Clausewitz, I would like to quickly note, displays a tacit understanding of the ways in which human narratives are embedded in one another. Recall that in his account of critical analysis he repeatedly adopts multiple perspectives, effectively showing us the way in which a narrative of Napoleon's action only becomes intelligible if it is embedded in a complementary narrative of the intentions of the French directory and of the Austrian commander's. This fact is evident in his consistent use of the phrases like 'a wider view', 'From that standpoint', or 'a still wider view' (On War, 185-186). Clearly, Clausewitz understood that human action must be rendered in an 'embedded narrative' in which different people's intentions are gauged and explicated in relation to one another.

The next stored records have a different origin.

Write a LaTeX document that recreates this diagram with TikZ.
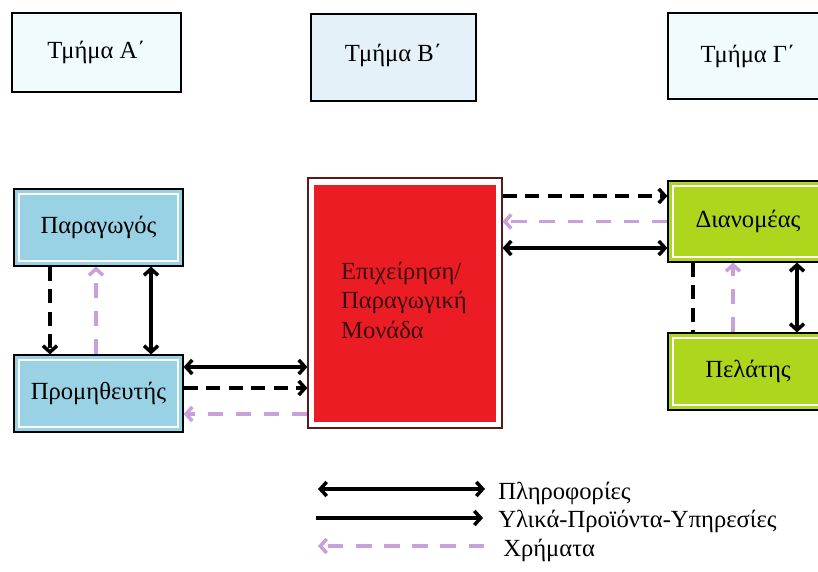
\documentclass[tikz,border=0pt]{standalone}
\usepackage{fontspec}
\setmainfont{Liberation Serif}
\usetikzlibrary{arrows.meta}
\definecolor{headfill}{HTML}{F0FBFE}
\definecolor{headfillb}{HTML}{E4F1F9}
\definecolor{bluefill}{HTML}{98D2E4}
\definecolor{firmred}{HTML}{EC1C24}
\definecolor{firmline}{HTML}{5A1A1A}
\definecolor{greenfill}{HTML}{AED61C}
\definecolor{money}{HTML}{C8A0DA}
\tikzset{
  head/.style={draw, thick, fill=headfill, minimum width=4.225cm, minimum height=1.975cm},
  part/.style={draw, thick, minimum width=4.225cm, minimum height=1.925cm,
    path picture={\draw[white, line width=1.8pt]
      ([shift={(3.5pt,-3.5pt)}]path picture bounding box.north west) rectangle
      ([shift={(-3.5pt,3.5pt)}]path picture bounding box.south east);}},
  infoflow/.style={draw, line width=2.5pt, {Straight Barb[length=4.5pt,width=10pt]}-{Straight Barb[length=4.5pt,width=10pt]}},
  matflow/.style={draw, line width=2.5pt, dash pattern=on 10pt off 6pt, -{Straight Barb[length=4.5pt,width=10pt]}},
  moneyflow/.style={draw, money, line width=2.5pt, dash pattern=on 11pt off 9pt, -{Straight Barb[length=4.5pt,width=10pt]}},
}
\begin{document}
\begin{tikzpicture}[x=0.025cm, y=-0.025cm, font=\fontsize{17.5}{21}\selectfont]
\useasboundingbox (0,0) rectangle (818,572);
\clip (0,0) rectangle (818,572);

% sections
\node[head] (tA) at (96.5,52.5) {Τμήμα Α΄};
\node[head, fill=headfillb, minimum width=4.125cm, minimum height=2.175cm, text depth=0.25cm] (tB) at (393.5,57.5) {Τμήμα Β΄};
\node[head, minimum width=4cm, minimum height=2.15cm] (tG) at (748,56) {Τμήμα Γ΄};

% participants
\node[part, fill=bluefill] (par) at (98.5,227.5) {Παραγωγός};
\node[part, fill=bluefill] (prom) at (98.5,393.5) {Προμηθευτής};
\node[draw=firmline, thick, fill=white, minimum width=4.85cm, minimum height=6.25cm,
  path picture={\fill[firmred]
    ([shift={(4pt,-5pt)}]path picture bounding box.north west) rectangle
    ([shift={(-4pt,4pt)}]path picture bounding box.south east);}] (firm) at (405,303) {};
\node[align=left, text=firmline!60!black] (firmtxt) at (404,300) {Επιχείρηση/\\Παραγωγική\\Μονάδα};
\node[part, fill=greenfill, minimum width=4cm, minimum height=2.025cm] (dian) at (748,221.5) {Διανομέας};
\node[part, fill=greenfill, minimum width=4cm] (pel) at (748,371.5) {Πελάτης};

% Paragogos - Promitheftis
\path[matflow] ([xshift=-1.2125cm]par.south) -- ([xshift=-1.2125cm]prom.north);
\path[moneyflow] ([xshift=-0.0625cm]prom.north) -- ([xshift=-0.0625cm]par.south);
\path[infoflow] ([xshift=1.3125cm]par.south) -- ([xshift=1.3125cm]prom.north);

% Promitheftis - Epixeirisi
\coordinate (pi) at ([yshift=0.6625cm]prom.east);
\coordinate (pm) at ([yshift=0.1375cm]prom.east);
\coordinate (pc) at ([yshift=-0.5125cm]prom.east);
\path[infoflow] (pi) -- (pi -| firm.west);
\path[matflow] (pm) -- (pm -| firm.west);
\path[moneyflow] (pc -| firm.west) -- (pc);

% Epixeirisi - Dianomeas
\coordinate (dm) at ([yshift=0.6375cm]dian.west);
\coordinate (dc) at (dian.west);
\coordinate (di) at ([yshift=-0.6625cm]dian.west);
\path[matflow] (dm -| firm.east) -- (dm);
\path[moneyflow] (dc) -- (dc -| firm.east);
\path[infoflow] (di -| firm.east) -- (di);

% Dianomeas - Pelatis
\path[draw, line width=2.5pt, dash pattern=on 10pt off 6pt] ([xshift=-1.375cm]dian.south) -- ([xshift=-1.375cm]pel.north);
\path[moneyflow] ([xshift=-0.375cm]pel.north) -- ([xshift=-0.375cm]dian.south);
\path[infoflow] ([xshift=1.225cm]dian.south) -- ([xshift=1.225cm]pel.north);

% legend
\coordinate (l1a) at (318,489);
\coordinate (l1b) at (485,489);
\coordinate (l2a) at (316,518);
\coordinate (l2b) at (483,518);
\coordinate (l3a) at (484,546);
\coordinate (l3b) at (318,546);
\path[infoflow] (l1a) -- (l1b);
\path[draw, line width=2.5pt, -{Straight Barb[length=4.5pt,width=10pt]}] (l2a) -- (l2b);
\path[moneyflow] (l3a) -- (l3b);
\node[anchor=west, inner sep=0pt] (leginfo) at (498,493) {Πληροφορίες};
\node[anchor=west, inner sep=0pt] (legmat) at (498,521) {Υλικά-Προϊόντα-Υπηρεσίες};
\node[anchor=west, inner sep=0pt] (legmoney) at (503,550) {Χρήματα};
\end{tikzpicture}
\end{document}
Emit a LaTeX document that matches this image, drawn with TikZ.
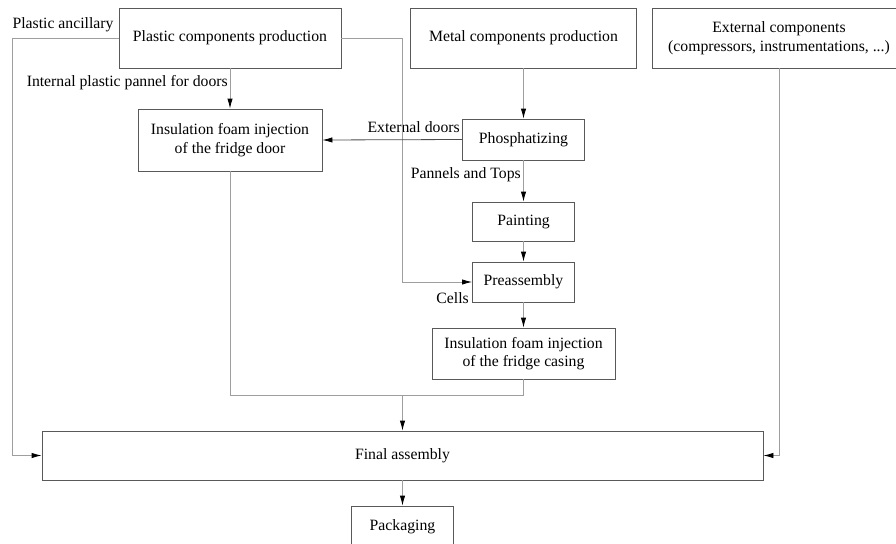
\documentclass[tikz,border=0pt]{standalone}
\usepackage{fontspec}
\setmainfont{Liberation Serif}
\usepackage{tikz}
\usetikzlibrary{arrows.meta}
\tikzset{
>={Latex[length=7.5pt,width=4pt]}, % narrow filled heads
x=0.75pt, y=-0.75pt, % one unit is one pixel of the sketch
every node/.style={font=\fontsize{11.8}{14}\selectfont, inner sep=0pt}, % text size for all labels
box/.style={draw=black!65, line width=0.6pt, align=center}, % process boxes
flow/.style={draw=black!38, line width=0.6pt, -{Latex[black,length=7.5pt,width=4pt]}}, % light connectors
plainflow/.style={draw=black!38, line width=0.6pt}, % connector without head
}

\begin{document}
\begin{tikzpicture}
		\useasboundingbox (0,0) rectangle (896,543);
		\node[box, minimum width=166.5pt, minimum height=45pt] (plastic) at (230,38) {Plastic components production};
		\node[box, minimum width=169.5pt, minimum height=45pt] (metal) at (523.5,38) {Metal components production};
		\node[box, minimum width=190.5pt, minimum height=45pt] (external) at (779,38) {External components\\(compressors, instrumentations, ...)};
		\node[box, minimum width=138pt, minimum height=46.5pt] (door) at (230,140) {Insulation foam injection\\of the fridge door};
		\node[box, minimum width=91.5pt, minimum height=30.75pt] (phosph) at (523.5,139.5) {Phosphatizing};
		\node[box, minimum width=76.5pt, minimum height=29.25pt] (paint) at (523.5,221.5) {Painting};
		\node[box, minimum width=76.5pt, minimum height=30pt] (preass) at (523.5,282) {Preassembly};
		\node[box, minimum width=137.25pt, minimum height=38.25pt] (casing) at (523.5,353.5) {Insulation foam injection\\of the fridge casing};
		\node[box, minimum width=540.75pt, minimum height=36.75pt] (final) at (402.5,455.5) {Final assembly};
		\node[box, minimum width=76.5pt, minimum height=31.5pt] (pack) at (402.5,527) {Packaging};

		% corners of the routed lines
		\coordinate (lcorner) at (12,455.5);
		\coordinate (rcorner) at (402,282);
		\coordinate (join) at (402.5,395);

		% edge labels
		\node (ancillary) at (63,25) {Plastic ancillary};
		\node[anchor=east] (internal) at (228,83) {Internal plastic pannel for doors};
		\node[anchor=east] (extdoors) at (460,127) {External doors};
		\node[anchor=east] (tops) at (521,175) {Pannels and Tops};
		\node[anchor=east] (cells) at (469,298) {Cells};

		\draw[flow] (plastic.west) -| (lcorner) -- (final.west);
		\draw[flow] (plastic.east) -| (rcorner) -- (preass.west);
		\draw[flow] (plastic.south) -- (door.north);
		\draw[flow] (metal.south) -- (phosph.north);
		\draw[flow, draw=black!70] (phosph.west) -- (door.east);
		\draw[flow] (phosph.south) -- (paint.north);
		\draw[flow] (paint.south) -- (preass.north);
		\draw[flow] (preass.south) -- (casing.north);
		\draw[plainflow] (door.south) |- (join);
		\draw[plainflow] (casing.south) |- (join);
		\draw[flow] (join) -- (final.north);
		\draw[flow] (external.south) |- (final.east);
		\draw[flow] (final.south) -- (pack.north);
	\end{tikzpicture}
\end{document}
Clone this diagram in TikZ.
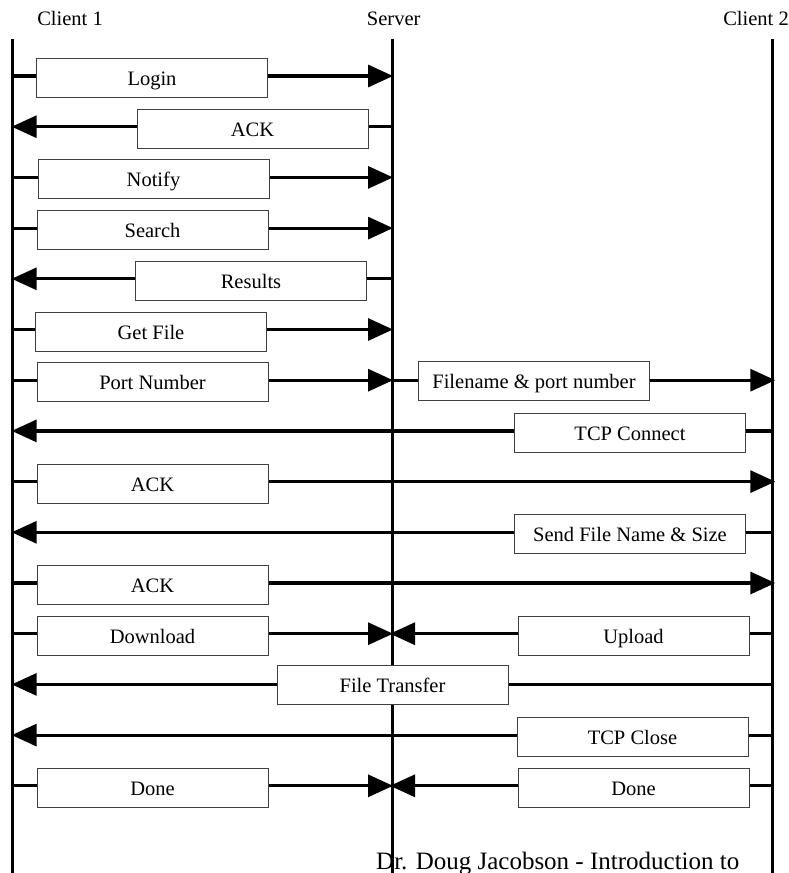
\documentclass[tikz,border=0pt]{standalone}
\usepackage{fontspec}
\setmainfont{Liberation Serif}
\usetikzlibrary{arrows.meta}
\begin{document}
\begin{tikzpicture}[x=1pt,y=-1pt,
  life/.style={line width=3pt},
  msg/.style={line width=3.2pt,-{Triangle[length=25pt,width=22pt]}},
  msgbox/.style={draw=black!75,line width=0.9pt,fill=white,minimum width=231pt,
    minimum height=39pt,inner sep=0pt,text height=15pt,text depth=0pt,
    font=\fontsize{20.5}{24}\selectfont},
  head/.style={font=\fontsize{20.5}{24}\selectfont,anchor=base,inner sep=0pt}]
\useasboundingbox (0,0) rectangle (788,873);
% headings
\node[head] (h1) at (70,25) {Client 1};
\node[head] (hs) at (393.7,25) {Server};
\node[head] (h2) at (756,25) {Client 2};
% lifelines
\coordinate (c1top) at (12.7,39);
\coordinate (c1bot) at (12.7,880);
\coordinate (stop) at (392,39);
\coordinate (sbot) at (392,880);
\coordinate (c2top) at (772.3,39);
\coordinate (c2bot) at (772.3,880);
\draw[life] (c1top) -- (c1bot);
\draw[life] (stop) -- (sbot);
\draw[life] (c2top) -- (c2bot);
% row coordinates
\foreach \k in {0,...,14}{
  \pgfmathsetmacro\yy{76+50.7*\k}
  \coordinate (a\k) at (12.7,\yy);
  \coordinate (s\k) at (392,\yy);
  \coordinate (c\k) at (772.3,\yy);
}
% messages
\draw[msg] (a0) -- ([xshift=1pt]s0);
\draw[msg] (s1) -- ([xshift=-1pt]a1);
\draw[msg] (a2) -- ([xshift=1pt]s2);
\draw[msg] (a3) -- ([xshift=1pt]s3);
\draw[msg] (s4) -- ([xshift=-1pt]a4);
\draw[msg] (a5) -- ([xshift=1pt]s5);
\draw[msg] (a6) -- ([xshift=1pt]s6);
\draw[msg] (s6) -- ([xshift=3pt]c6);
\draw[msg] (c7) -- ([xshift=-1pt]a7);
\draw[msg] (a8) -- ([xshift=3pt]c8);
\draw[msg] (c9) -- ([xshift=-1pt]a9);
\draw[msg] (a10) -- ([xshift=3pt]c10);
\draw[msg] (a11) -- ([xshift=1pt]s11);
\draw[msg] (c11) -- ([xshift=-2pt]s11);
\draw[msg] (c12) -- ([xshift=-1pt]a12);
\draw[msg] (c13) -- ([xshift=-1pt]a13);
\draw[msg] (a14) -- ([xshift=1pt]s14);
\draw[msg] (c14) -- ([xshift=-2pt]s14);
% boxes
\node[msgbox] (login)    at (152,78)      {Login};
\node[msgbox] (ack1)     at (252.5,128.7) {ACK};
\node[msgbox] (notify)   at (153.5,179.4) {Notify};
\node[msgbox] (search)   at (152.5,230.1) {Search};
\node[msgbox] (results)  at (251,280.8)   {Results};
\node[msgbox] (getfile)  at (151,331.5)   {Get File};
\node[msgbox] (portnum)  at (152.5,382.2) {Port Number};
\node[msgbox] (fnport)   at (534,381.2)   {Filename \& port number};
\node[msgbox] (tcpconn)  at (630,432.9)   {TCP Connect};
\node[msgbox] (ack2)     at (152.5,483.6) {ACK};
\node[msgbox] (sendfile) at (630,534.3)   {Send File Name \& Size};
\node[msgbox] (ack3)     at (152.5,585)   {ACK};
\node[msgbox] (download) at (152.5,635.7) {Download};
\node[msgbox] (upload)   at (633.5,635.7) {Upload};
\node[msgbox] (ftrans)   at (392.5,685.4) {File Transfer};
\node[msgbox] (tcpclose) at (632.5,737.1) {TCP Close};
\node[msgbox] (done1)    at (152.5,787.8) {Done};
\node[msgbox] (done2)    at (633.5,787.8) {Done};
% footer
\node[anchor=base west,inner sep=0pt,font=\fontsize{25}{30}\selectfont] (foot) at (376,869) {Dr. Doug Jacobson - Introduction to};
\end{tikzpicture}
\end{document}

That human action only becomes intelligible in the form of a narrative has been addressed more recently by Jonathan Gotschall in The Storytelling Animal. Gotschall, moreover, deepens our understanding of this phenomena by arguing that narratives can only be understood from the inside. Narratives of human behavior, that is to say, always take us into the mind's of the individuals under study, allowing us to reenact or simulate their thoughts and experiences. In seeking to answer his central question, 'Why did humans evolve to be so intimately intertwined with story?', Gotschall develops the argument that story "is a powerful and ancient virtual reality technology that simulates the big dilemmas of human life." A good narrative always takes us so deeply into a situation so that we can "identify so closely with the protagonists that we don't just sympathize with them; we strongly empathize with them. We feel their happiness and desire and fear; our brains rev up as though what is happening to them is actually happening to us" (Gotschall, The Storytelling Animal, 2012, 67, my emphasis). The concept of narrative or story, therefore, necessarily implies that we are going inside another person's mind, reenacting or simulating their thoughts for ourselves. It seems prudent to note, further, that the term 'simulation' has been used as a synonym for Collingwood's concept of reenactment (See Alvin Goldman, Simulating Minds, 2006, 18; and Karsten R. Stueber, "The Psychological Basis of Historical Explanation: Reenactment, Simulation, and the Fusion of Horizons," History and Theory 41 (February 2002), 25-42) ). 


The central takeaway of this discussion of Collingwood, MacIntyre, and Gotschall is that the concept of narrative already implies the existence of something like reenactment. That Clausewitz explicitly identifies critical analysis as a narrative exercise means that it must amount to something like a reenactment, or simulation. Read with this more robust concept of narrative in mind Clausewitz's theory of war pushes us to take seriously the concept of narrative education. Clearly, he believed that a certain kind of narrative education was the best form and function a theory of war could take. His theory, at it’s heart, must be about cultivating an ability to accurately narrate, that is, reenact, the thoughts of the individuals we seek to understand. Narrative, reenactment, is the only way to understand the human mind, whether it be in war or in love.